Alright then, next is to perform a consistency check. Also, it would help to know what version of Neo4j you're using.

You're right. There was a problem with consistency. The error that I got was

2019-11-15 04:45:41.324+0000 WARN [o.n.c.ConsistencyCheckService] Label index was not properly shutdown and rebuild is required.

What is the best way to do this? I dumped the graph.db and created a new graph with this dump but still got the same problem. Also, when I CALL db.indexes there doesn't seem to be any index.

If you're using 3.3.x or above, then this should do the trick:

Rebuild the labelscanstore. To do this stop the database using bin/neo4j stop and then remove graph.db/neostore.labelscanstore.db. Restarting Neo4j, via bin/neo4j start, will rebuild these files.
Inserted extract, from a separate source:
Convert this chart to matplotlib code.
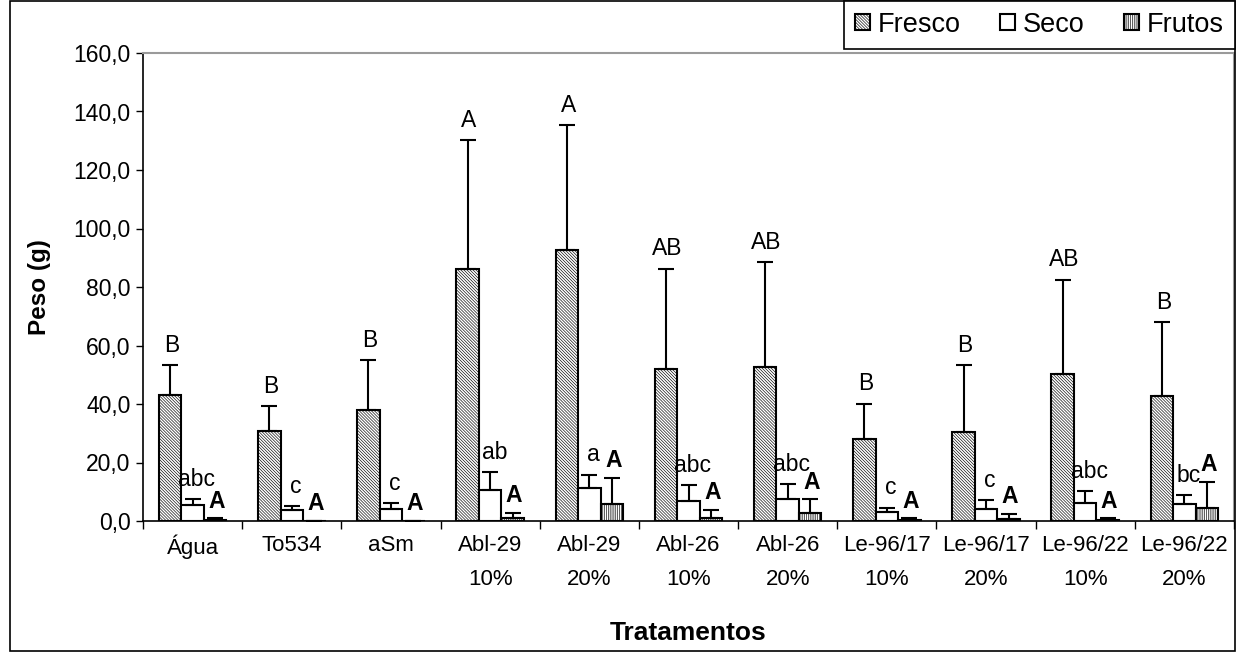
import numpy as np
import matplotlib
matplotlib.use("Agg")
import matplotlib.pyplot as plt
from matplotlib.patches import Rectangle
from matplotlib.ticker import FuncFormatter, FixedLocator

plt.rcParams["font.family"] = ["Liberation Sans", "DejaVu Sans"]
plt.rcParams["hatch.linewidth"] = 0.45

tratamentos = ["Água", "To534", "aSm", "Abl-29\n10%", "Abl-29\n20%", "Abl-26\n10%",
               "Abl-26\n20%", "Le-96/17\n10%", "Le-96/17\n20%", "Le-96/22\n10%",
               "Le-96/22\n20%"]

fresco = [43.1, 30.9, 37.9, 86.3, 92.8, 52.0, 52.7, 28.0, 30.4, 50.2, 42.6]
fresco_err = [10.1, 8.3, 17.0, 44.0, 42.5, 34.3, 35.7, 12.1, 22.9, 32.3, 25.4]
seco = [5.6, 3.6, 4.2, 10.6, 11.4, 7.0, 7.5, 3.2, 4.0, 6.2, 5.7]
seco_err = [1.8, 1.5, 1.9, 6.2, 4.4, 5.2, 5.2, 1.4, 3.2, 4.1, 3.2]
frutos = [0.3, 0.0, 0.0, 1.0, 5.7, 1.1, 2.6, 0.2, 0.8, 0.3, 4.3]
frutos_err = [0.7, 0.0, 0.0, 1.8, 9.1, 2.7, 4.9, 0.8, 1.6, 0.6, 9.2]

fresco_lbl = ["B", "B", "B", "A", "A", "AB", "AB", "B", "B", "AB", "B"]
seco_lbl = ["abc", "c", "c", "ab", "a", "abc", "abc", "c", "c", "abc", "bc"]
frutos_lbl = ["A"] * 11

fig = plt.figure(figsize=(12.4, 6.56), dpi=100)
ax = fig.add_axes([143 / 1240, 135 / 656, (1234 - 143) / 1240, (521 - 53) / 656])

x = np.arange(len(tratamentos))
w = 0.227
err_kw = dict(ecolor="black", elinewidth=1.5, capsize=6, capthick=1.5)


def one_sided(err):
    return [np.zeros(len(err)), err]


b1 = ax.bar(x - w, fresco, w, yerr=one_sided(fresco_err), facecolor="white",
            edgecolor="black", hatch="\\" * 11, linewidth=1.5, error_kw=err_kw,
            label="Fresco")
b2 = ax.bar(x, seco, w, yerr=one_sided(seco_err), facecolor="white",
            edgecolor="black", linewidth=1.5, error_kw=err_kw, label="Seco")
b3 = ax.bar(x + w, frutos, w, yerr=one_sided(frutos_err), facecolor="white",
            edgecolor="black", hatch="|" * 9, linewidth=1.5, error_kw=err_kw,
            label="Frutos")

# letters from the means comparison, placed over each error bar
for i in range(len(x)):
    ax.annotate(fresco_lbl[i], (x[i] - w, fresco[i] + fresco_err[i]), xytext=(1, 6),
                textcoords="offset points", ha="center", va="bottom", fontsize=16.5)
    ax.annotate(seco_lbl[i], (x[i], seco[i] + seco_err[i]), xytext=(3, 6),
                textcoords="offset points", ha="center", va="bottom", fontsize=16.5)
    ax.annotate(frutos_lbl[i], (x[i] + w, frutos[i] + frutos_err[i]), xytext=(1, 4),
                textcoords="offset points", ha="center", va="bottom", fontsize=16.5,
                fontweight="bold")

ax.set_xlim(-0.5, len(x) - 0.5)
ax.set_ylim(0, 160)
ax.set_yticks(np.arange(0, 161, 20))
ax.yaxis.set_major_formatter(FuncFormatter(lambda v, _: f"{v:.1f}".replace(".", ",")))
ax.tick_params(axis="y", direction="out", length=5, width=1, labelsize=16.5, pad=4)

ax.set_xticks(x)
ax.set_xticklabels(tratamentos, linespacing=1.85)
ax.xaxis.set_minor_locator(FixedLocator(np.arange(-0.5, len(x), 1)))
ax.tick_params(axis="x", which="major", length=0, labelsize=16, pad=10)
ax.tick_params(axis="x", which="minor", direction="out", length=6, width=1)

for side in ("left", "bottom"):
    ax.spines[side].set_color("black")
    ax.spines[side].set_linewidth(1.2)
for side in ("top", "right"):
    ax.spines[side].set_color("#9a9a9a")
    ax.spines[side].set_linewidth(1.5)

ax.set_ylabel("Peso (g)", fontsize=17.5, fontweight="bold", labelpad=16)
ax.set_xlabel("Tratamentos", fontsize=19, fontweight="bold", labelpad=22)

leg = fig.legend(handles=[b1, b2, b3], loc="upper right", ncol=3,
                 bbox_to_anchor=(1235 / 1240, 1 - 1 / 656), fontsize=19.5,
                 fancybox=False, framealpha=1, edgecolor="black", borderaxespad=0,
                 handlelength=0.55, handleheight=0.55, handletextpad=0.3,
                 columnspacing=1.45, borderpad=0.4)
leg.get_frame().set_linewidth(1.2)

# outer chart border
fig.patches.append(Rectangle((10 / 1240, 5 / 656), 1225 / 1240, 650 / 656, fill=False,
                             edgecolor="black", linewidth=1.2,
                             transform=fig.transFigure))

fig.savefig("out.png", dpi=100)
I neglected to mention that I was using Neo4j ver3.5.6 on Win10. I could not stop or start bin\neo4j because bin\neo4j status shows the windows service is not installed. Anyway I deleted the labelscanstore.db file and tried the query, but got the same problem. Consistency check reported lots of nodes with the following error:

ERROR: This node record has a label that is not found in the label scan store entry for this node

There was a "partition" key in the "Keyword" nodes which wasn't supposed to be there so I removed them, and reran the query but that still didn't solve the problem. I tried to rerun consistency-check but got this message:

C:\Users\User.Neo4jDesktop\neo4jDatabases\database-b7b68788-7a76-4923-a39a-9cf353f20eba\installation-3.5.6>bin\neo4j-admin check-consistency --database=grap
h.db
command failed: Active logical log detected, this might be a source of inconsistencies.
Please recover database.
To perform recovery please start database in single mode and perform clean shutdown.

I tried to exit Neo4j and check-consistency again but same warning appeared. Do you know why this is happening? Everytime I shutdown the graph I'd exit the browser by clicking on the 'x' in the browser window, and stop the graph in the Desktop console.